Mixed-effects Models with Variance Heterogeneity

David Afshartous, PhD

Assistant Professor of Statistics, Division of Clinical Pharmacology, Department of Medicine, Miller School of Medicine, University of Miami

Wednesday, September 30, 1:30-2:30pm, MRBIII Conference Room 1220

Intended Audience: Persons interested in applied statistics, statistical theory, epidemiology, health services research, clinical trials methodology, statistical computing, statistical graphics, R users or potential users

We study the impact of a certain type of random effects heterogeneity on the mixed-effects model, namely that in which the variance of the random effects differs between two identifiable subgroups in the population. Such heterogeneity may arise in a clinical trial in which the variability of the growth curves for the treatment and placebo groups is not equal.
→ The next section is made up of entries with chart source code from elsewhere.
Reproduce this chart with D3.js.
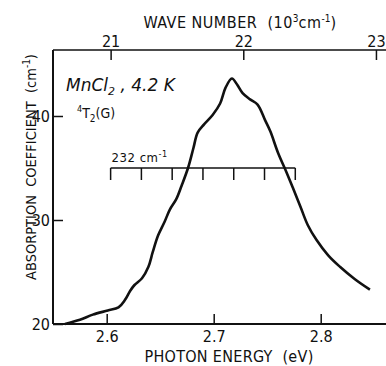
<!DOCTYPE html>
<html><head><meta charset="utf-8">
<script src="https://cdn.jsdelivr.net/npm/d3@7"></script>
<style>
body{margin:0;background:#fff;}
text{font-family:"DejaVu Sans Condensed","DejaVu Sans",sans-serif;font-stretch:condensed;fill:#111;}
</style></head>
<body><svg id="c" width="386" height="366"></svg>
<script>
// photon energy (eV) and absorption coefficient (cm^-1)
const energy = [2.561,2.575,2.587,2.601,2.611,2.617,2.622,2.626,2.633,2.639,2.643,2.648,2.654,2.659,2.665,2.670,2.676,2.681,2.685,2.691,2.699,2.706,2.711,2.717,2.722,2.727,2.734,2.741,2.748,2.753,2.760,2.768,2.774,2.781,2.788,2.796,2.807,2.818,2.832,2.846];
const absorption = [20.0,20.4,20.9,21.3,21.6,22.3,23.2,23.75,24.4,25.5,26.9,28.5,29.8,31.0,32.0,33.3,35.0,36.9,38.4,39.2,40.1,41.2,42.7,43.6,43.0,42.2,41.6,41.1,39.6,38.5,36.5,34.6,33.1,31.3,29.5,28.1,26.6,25.5,24.3,23.3];
const energyTicks = [2.6,2.7,2.8];
const absTicks = [20,30,40];
const waveTicks = [21,22,23]; // 10^3 cm^-1
const barStartWave = 21000; // cm^-1
const barStep = 232; // cm^-1
const barCount = 6;
const barLevel = 35;
const eVperCm = 1.23984e-4;

const svg = d3.select("#c");
const L = 53, T = 50, B = 324;
const x = d3.scaleLinear().domain([2.6,2.8]).range([106.7,320.7]);
const y = d3.scaleLinear().domain([20,40]).range([B,116]);
const R = 390;

// frame
svg.append("line").attr("x1",L).attr("x2",R).attr("y1",T).attr("y2",T).attr("stroke","#111").attr("stroke-width",1.5);

// bottom axis
const xb = svg.append("g").attr("transform",`translate(0,${B})`)
  .call(d3.axisBottom(x).tickValues(energyTicks).tickFormat(d3.format(".1f")).tickSizeInner(-10).tickSizeOuter(0).tickPadding(7));
xb.select(".domain").attr("d",`M${L},0H${R}`).attr("stroke","#111").attr("stroke-width",2);
xb.selectAll(".tick line").attr("stroke","#111").attr("stroke-width",1.5);
xb.selectAll("text").attr("font-size",16).attr("fill","#111");

// left axis
const yl = svg.append("g").attr("transform",`translate(${L},0)`)
  .call(d3.axisLeft(y).tickValues(absTicks).tickSizeInner(-10).tickSizeOuter(0).tickPadding(3));
yl.select(".domain").attr("d",`M0,${T}V${B}`).attr("stroke","#111").attr("stroke-width",2);
yl.selectAll(".tick line").attr("stroke","#111").attr("stroke-width",1.5);
yl.selectAll("text").attr("font-size",16).attr("fill","#111");

// top axis (wave number)
const xw = d3.scaleLinear().domain([21,23]).range([x(21*eVperCm*1000), x(23*eVperCm*1000)]);
const xt = svg.append("g").attr("transform",`translate(0,${T})`)
  .call(d3.axisTop(xw).tickValues(waveTicks).tickFormat(d3.format("d")).tickSizeInner(-10).tickSizeOuter(0).tickPadding(3));
xt.select(".domain").remove();
xt.selectAll(".tick line").attr("stroke","#111").attr("stroke-width",1.5);
xt.selectAll("text").attr("font-size",16).attr("fill","#111");

// axis titles
const xtitle = svg.append("text").attr("x",229).attr("y",362).attr("text-anchor","middle").attr("font-size",16).attr("letter-spacing",0.3).attr("xml:space","preserve");
xtitle.text("PHOTON ENERGY  (eV)");

const ttl = svg.append("text").attr("x",240).attr("y",28).attr("text-anchor","middle").attr("font-size",16).attr("letter-spacing",0.5).attr("xml:space","preserve");
ttl.append("tspan").text("WAVE NUMBER  (10");
ttl.append("tspan").text("3").attr("font-size",10).attr("dy",-6).attr("letter-spacing",0);
ttl.append("tspan").text("cm").attr("dy",6);
ttl.append("tspan").text("-1").attr("font-size",10).attr("dy",-6).attr("letter-spacing",0);
ttl.append("tspan").text(")").attr("dy",6);

const yt = svg.append("text").attr("transform","translate(36,167) rotate(-90)").attr("text-anchor","middle").attr("font-size",14.5).attr("xml:space","preserve");
yt.append("tspan").text("ABSORPTION  COEFFICIENT  (cm");
yt.append("tspan").text("-1").attr("font-size",10).attr("dy",-6);
yt.append("tspan").text(")").attr("dy",6);

// curve
const line = d3.line().x((d,i)=>x(energy[i])).y((d,i)=>y(absorption[i])).curve(d3.curveCatmullRom.alpha(0.5));
svg.append("path").datum(energy).attr("d",line).attr("fill","none").attr("stroke","#111").attr("stroke-width",2.6).attr("stroke-linejoin","round");

// 232 cm-1 scale bar
const barE = d3.range(barCount+1).map(k => (barStartWave + k*barStep)*eVperCm);
svg.append("line").attr("x1",x(barE[0])).attr("x2",x(barE[barCount])).attr("y1",y(barLevel)).attr("y2",y(barLevel)).attr("stroke","#111").attr("stroke-width",1.5);
svg.selectAll(".bt").data(barE).enter().append("line").attr("x1",d=>x(d)).attr("x2",d=>x(d)).attr("y1",y(barLevel)).attr("y2",y(barLevel)+12).attr("stroke","#111").attr("stroke-width",1.5);
const bl = svg.append("text").attr("x",x(barE[0])+1).attr("y",y(barLevel)-6).attr("font-size",13).attr("letter-spacing",0.5);
bl.append("tspan").text("232 cm");
bl.append("tspan").text("-1").attr("font-size",9).attr("dy",-5);

// annotation
const a1 = svg.append("text").attr("x",66).attr("y",91).attr("font-size",17).attr("font-style","italic").style("font-stretch","normal").style("font-family","'DejaVu Sans',sans-serif");
a1.append("tspan").text("MnCl");
a1.append("tspan").text("2").attr("font-size",11).attr("dy",4);
a1.append("tspan").text(" , 4.2 K").attr("dy",-4);
const a2 = svg.append("text").attr("x",77).attr("y",118).attr("font-size",14);
a2.append("tspan").text("4").attr("font-size",9).attr("dy",-6);
a2.append("tspan").text("T").attr("dy",6);
a2.append("tspan").text("2").attr("font-size",10).attr("dy",4);
a2.append("tspan").text("(G)").attr("dy",-4);
</script></body></html>
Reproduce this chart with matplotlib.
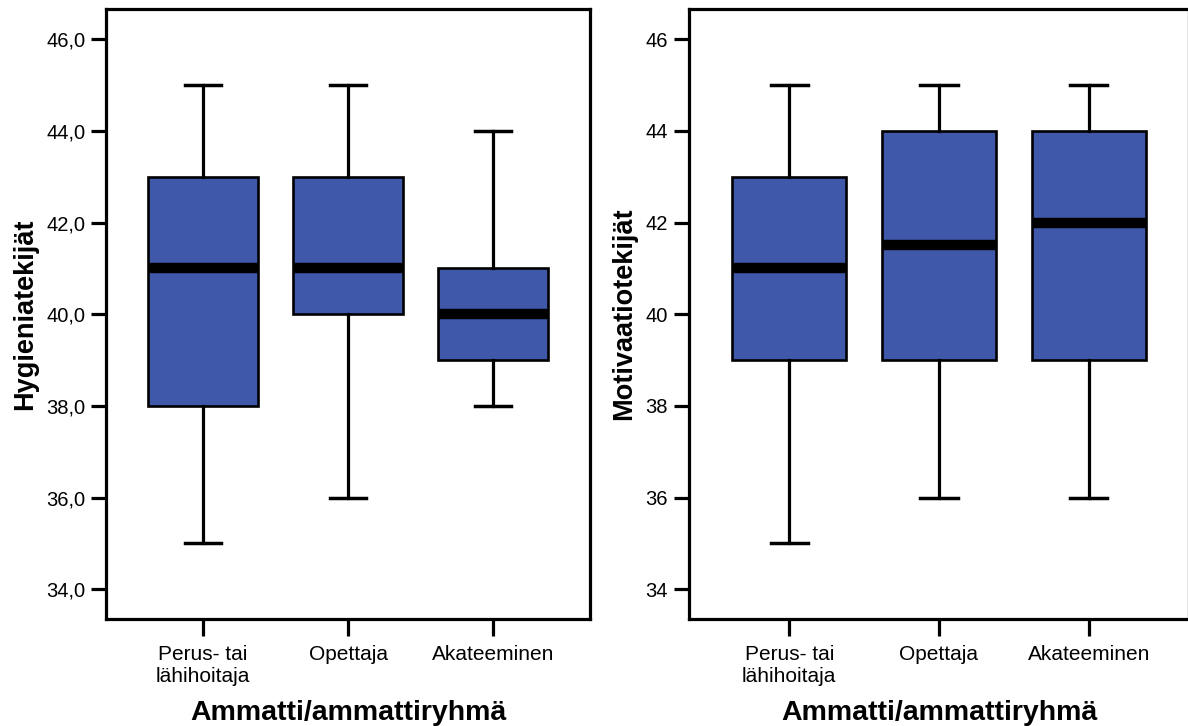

We extend the basic mixed model to account for this type of heterogeneity, and then formally examine its effect on random effects estimates, subject level Empirical Bayes estimates, fixed effects estimates and their corresponding standard errors. In order to develop further insight into the practical implications, we consider several different models in the context of growth curve data from an actual clinical trial. We demonstrate that this type of heterogeneity may be accommodated in practice via more than one model specification, yielding the same marginal model but with different random effects specifications. While Verbeke & Lesaffre (1997) show that the effect of misspecification of random effects distributions on standard errors of fixed effects is very minor, our simulations indicate that this is not the case for the random effects misspecification considered in this paper.